Islands aplenty as viewed from South Benjamin Island
in Lake Huron's North Channel (photo by K. Walters)

An excerpt from Thurston Clarke's Searching for Paradise:
"In 1985, I spent a week on Christmas Island, a Central Pacific atoll belonging to Kiribati. The main island was 125 miles of scorching salt flats covered with palm, heliotrope, and rusting military equipment and surrounded by a boiling sea, a treacherous reef, and so many gray sharks no one went swimming without a billy club. The government officials posted from Tarawa had to be there; so did the copra cutters working on five-year contracts, and the incorrigible prisoners incarcerated in a jail that is the Devil's Island of Kiribati. But how to explain John Bryden?
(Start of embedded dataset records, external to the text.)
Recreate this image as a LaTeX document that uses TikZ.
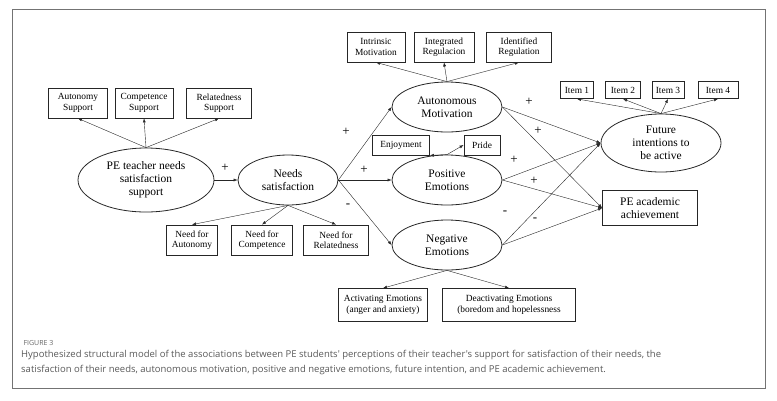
\documentclass[tikz,border=0pt]{standalone}
\usepackage{fontspec}
\setmainfont{Liberation Serif}
\newfontfamily\capfont{Open Sans}
\usetikzlibrary{shapes.geometric,arrows.meta}
\begin{document}
\begin{tikzpicture}[x=1pt,y=-1pt,
  bx/.style={draw,thick,draw=black!85,inner sep=0pt,align=center,font=\fontsize{9.4}{10.5}\selectfont},
  el/.style={draw,thick,draw=black!85,ellipse,inner sep=0pt,align=center,font=\fontsize{11.5}{13}\selectfont},
  ar/.style={-{Latex[length=4pt,width=3pt]},draw=black!85},
  lb/.style={font=\fontsize{13}{13}\selectfont}]
\useasboundingbox (0,0) rectangle (777,400);
\draw[draw=black!55,thick] (12,9) rectangle (765,388);
% left
\node[el,minimum width=136,minimum height=64] (pe) at (146,180) {PE teacher needs\\satisfaction\\support};
\node[bx,minimum width=59,minimum height=30] (as) at (78,103) {Autonomy\\Support};
\node[bx,minimum width=58,minimum height=30] (cs) at (144,103) {Competence\\Support};
\node[bx,minimum width=65,minimum height=30] (rs) at (219,103) {Relatedness\\Support};
\node[el,minimum width=100,minimum height=50] (ns) at (288,180) {Needs\\satisfaction};
\node[bx,minimum width=51,minimum height=30] (na) at (192,240) {Need for\\Autonomy};
\node[bx,minimum width=61,minimum height=30] (nc) at (262,240) {Need for\\Competence};
\node[bx,minimum width=65,minimum height=30] (nr) at (336,240) {Need for\\Relatedness};
% middle
\node[el,minimum width=110,minimum height=50] (am) at (447,107) {Autonomous\\Motivation};
\node[bx,minimum width=58,minimum height=30] (im) at (376,47) {Intrinsic\\Motivation};
\node[bx,minimum width=60,minimum height=30] (ig) at (444,47) {Integrated\\Regulacion};
\node[bx,minimum width=65,minimum height=30] (id) at (519,47) {Identified\\Regulation};
\node[el,minimum width=110,minimum height=50] (po) at (447,180) {Positive\\Emotions};
\node[bx,minimum width=57,minimum height=20] (en) at (401,145) {Enjoyment};
\node[bx,minimum width=36,minimum height=20] (pr) at (482,145) {Pride};
\node[el,minimum width=110,minimum height=50] (ne) at (447,245) {Negative\\Emotions};
\node[bx,minimum width=89,minimum height=33] (ac) at (383,305) {Activating Emotions\\(anger and anxiety)};
\node[bx,minimum width=133,minimum height=33] (de) at (509,305) {Deactivating Emotions\\(boredom and hopelessness};
% right
\node[el,minimum width=120,minimum height=58] (fi) at (661,143) {Future\\intentions to\\be active};
\node[bx,minimum width=33,minimum height=17] (i1) at (577,90) {Item 1};
\node[bx,minimum width=35,minimum height=17] (i2) at (623,90) {Item 2};
\node[bx,minimum width=32,minimum height=17] (i3) at (668,90) {Item 3};
\node[bx,minimum width=40,minimum height=17] (i4) at (718,90) {Item 4};
\node[bx,minimum width=95,minimum height=35,font=\fontsize{11.5}{13}\selectfont] (pa) at (650,208) {PE academic\\achievement};
% arrows
\foreach \t in {as,cs,rs} \draw[ar] (pe.north) -- (\t.south);
\draw[ar] (pe.east) -- (ns.west);
\foreach \t in {na,nc,nr} \draw[ar] (ns.south) -- (\t.north);
\draw[ar] (ns.east) -- (am.west);
\draw[ar] (ns.east) -- (po.west);
\draw[ar] (ns.east) -- (ne.west);
\foreach \t in {im,ig,id} \draw[ar] (am.north) -- (\t.south);
\draw[ar] (po.north) -- (en.south east);
\draw[ar] (po.north) -- (pr.west);
\draw[ar] (ne.south) -- (ac.north);
\draw[ar] (ne.south) -- (de.north);
\foreach \t in {i1,i2,i3,i4} \draw[ar] (fi.north) -- (\t.south);
\foreach \s in {am,po,ne} {\draw[ar] (\s.east) -- (fi.west); \draw[ar] (\s.east) -- (pa.west);}
% labels
\node[lb] (l1) at (225,168) {+};
\node[lb] (l2) at (346,132) {+};
\node[lb] (l3) at (364,170) {+};
\node[lb] (l4) at (348,206) {-};
\node[lb] (l5) at (529,102) {+};
\node[lb] (l6) at (538,131) {+};
\node[lb] (l7) at (514,160) {+};
\node[lb] (l8) at (534,181) {+};
\node[lb] (l9) at (505,213) {-};
\node[lb] (l10) at (535,220) {-};
% caption
\node[anchor=west,font=\capfont\fontsize{7}{7}\selectfont,text=black!60] (fig) at (20,343) {FIGURE 3};
\node[anchor=north west,align=left,font=\capfont\fontsize{9.5}{15}\selectfont,text=black!65,inner sep=0pt] (cap) at (21,350) {Hypothesized structural model of the associations between PE students' perceptions of their teacher's support for satisfaction of their needs, the\\satisfaction of their needs, autonomous motivation, positive and negative emotions, future intention, and PE academic achievement.};
\end{tikzpicture}
\end{document}
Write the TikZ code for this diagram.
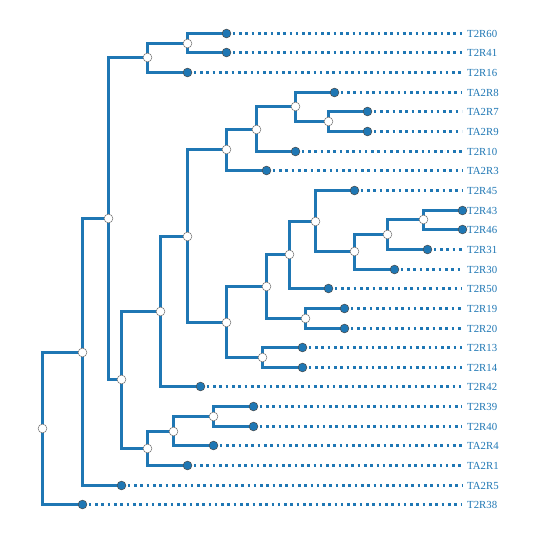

He was a large, good-natured Scotsman with a sun-scorched complexion who lived with his wife and children in a cinder-block house and earned a living repairing trucks and hauling cargo. He had come from Britain to work as an agricultural officer on Fanning, a nearby island, and after his contract expired he moved to Christmas Island instead of returning home. As we sat drinking beer one afternoon, staring at the yellowing frond of some drought-plagued palm trees, he said, "It's not a pretty island, is it? And as you've found, there's nowhere to swim. I tried jogging but it's too bloody hot. But I've been here five years, so I guess it isn't all bad."

The sun fell, the mosquitoes attacked, and the room darkened until we were silhouettes. I asked him why he stayed. He gave a deep sigh. The year before, four British technical advisers posted briefly to Christmas Island had become such bitter enemies they refused to speak and ate at separate tables in the hotel. They reminded him how much he loathed confrontations, feuding, and any kind of unpleasantness, and he supposed that was why he like friendly islands like this one."